Grout is still learning the trade. She has to study books of city codes, parts and procedures and has homework for her Kirkwood classes. Vocabulary tests, six to seven hours of homework a week and her full work load keeps her on track, she said. “It’s not like ‘college’ college when you can cram for at test and take it and be done. You really have to learn this stuff, let it sink in.”
When she’s not climbing roofs, drilling holes or taking on the grunt work, Grout watches comedy movies and listens to music, like most 20-somethings, but her attire has to change depending on where she is.
“People look at me funny in my work clothes in Cedar Falls,” Grout said, looking down at her baggy sweatshirt and stained carpenter pants which hide her hips and chest. “But Iowa City is so diverse, it’s great.”

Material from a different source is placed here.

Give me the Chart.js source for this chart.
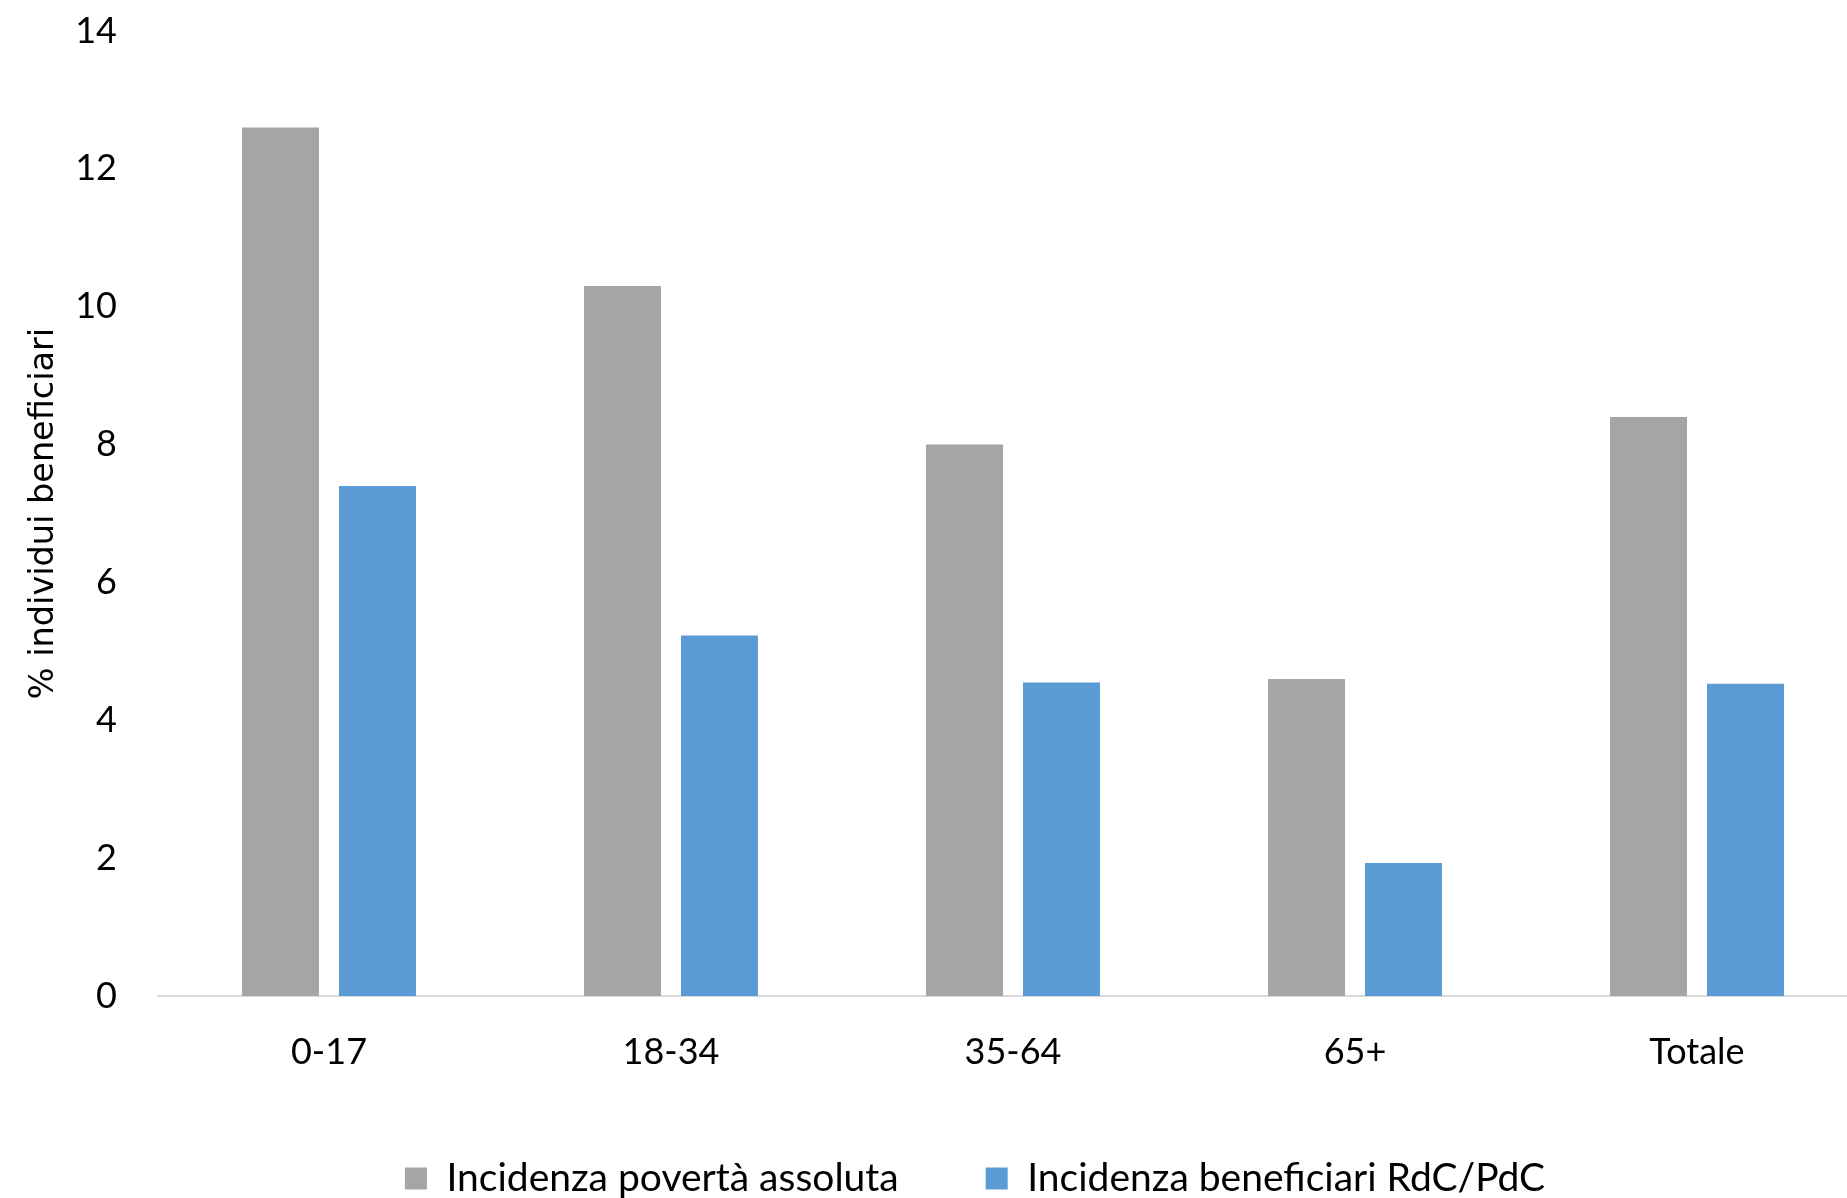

BeaDay today – Milestones in the making Hagedorn and her BeaDay crew take part in the annual Habitat for Humanity homes around the city, even urging changes in construction to more energy and financially efficient features. A 2008 Women of Conviction award from United Way sits high on a shelf in Hagedorn’s office, conveniently located in the basement of her home, the same property where BeaDay’s warehouse sits, just like her father’s when she was a little girl.
In the warehouse, a cherry-print cat bed sits on a counter for Miss Brady, the shop cat and resident rodent-killer. Norman Rockwell's 'Rosie the Riveter' hangs with glory on the wall, and a small sign reading, “Men at Work – Women work all the time, but men need a sign when they work.”
“It’s that time of year again,” Hagedorn jokes while looking out the window to the icy rural forest that lines the company's backyard.
On a below-freezing day in Iowa City, the BeaDay answering machine is inundated with messages from home and business owners whose pipes had burst overnight. Blueprints clutter Hagedorn’s desk as she begins to arrange assignments. This morning, she has to plan impromptu appointments to help drain flooded water from a local humane society and residents' homes. She emotionally preps her crew for a hard day ahead.
Hagedorn appreciates her crew and the hard work they put in every day. In the summer, she invites her employees to her cabin in Minnesota where she can relax and enjoy the treasures of the lake. A sign on her desk reads, “Forced to work, born to fish.”
“Jane is definitely the best boss I’ve ever had, and I’ve had a few,” Bartles said. “She keeps us laughing and she really cares about us.”